══ Recorded data

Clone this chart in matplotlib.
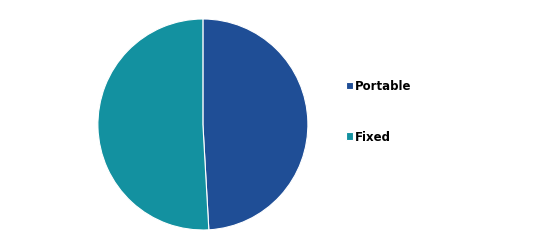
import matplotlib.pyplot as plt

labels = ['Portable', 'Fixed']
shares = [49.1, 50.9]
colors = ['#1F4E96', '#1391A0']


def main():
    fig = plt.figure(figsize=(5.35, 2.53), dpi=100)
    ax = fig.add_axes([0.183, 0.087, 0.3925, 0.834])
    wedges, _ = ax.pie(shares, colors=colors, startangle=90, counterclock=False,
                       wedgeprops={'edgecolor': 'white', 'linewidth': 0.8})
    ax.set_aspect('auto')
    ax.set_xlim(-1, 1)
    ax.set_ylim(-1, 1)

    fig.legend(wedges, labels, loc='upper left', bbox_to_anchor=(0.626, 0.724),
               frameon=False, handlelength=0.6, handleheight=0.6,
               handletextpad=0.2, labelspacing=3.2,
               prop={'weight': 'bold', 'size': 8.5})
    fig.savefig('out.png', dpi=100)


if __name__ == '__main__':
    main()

════

**Instructions for the task:** Copy the listing word for word, excluding its pictures.

**In response:**
Clone this chart in matplotlib.
import matplotlib.pyplot as plt

labels = ['Portable', 'Fixed']
shares = [49.1, 50.9]
colors = ['#1F4E96', '#1391A0']


def main():
    fig = plt.figure(figsize=(5.35, 2.53), dpi=100)
    ax = fig.add_axes([0.183, 0.087, 0.3925, 0.834])
    wedges, _ = ax.pie(shares, colors=colors, startangle=90, counterclock=False,
                       wedgeprops={'edgecolor': 'white', 'linewidth': 0.8})
    ax.set_aspect('auto')
    ax.set_xlim(-1, 1)
    ax.set_ylim(-1, 1)

    fig.legend(wedges, labels, loc='upper left', bbox_to_anchor=(0.626, 0.724),
               frameon=False, handlelength=0.6, handleheight=0.6,
               handletextpad=0.2, labelspacing=3.2,
               prop={'weight': 'bold', 'size': 8.5})
    fig.savefig('out.png', dpi=100)


if __name__ == '__main__':
    main()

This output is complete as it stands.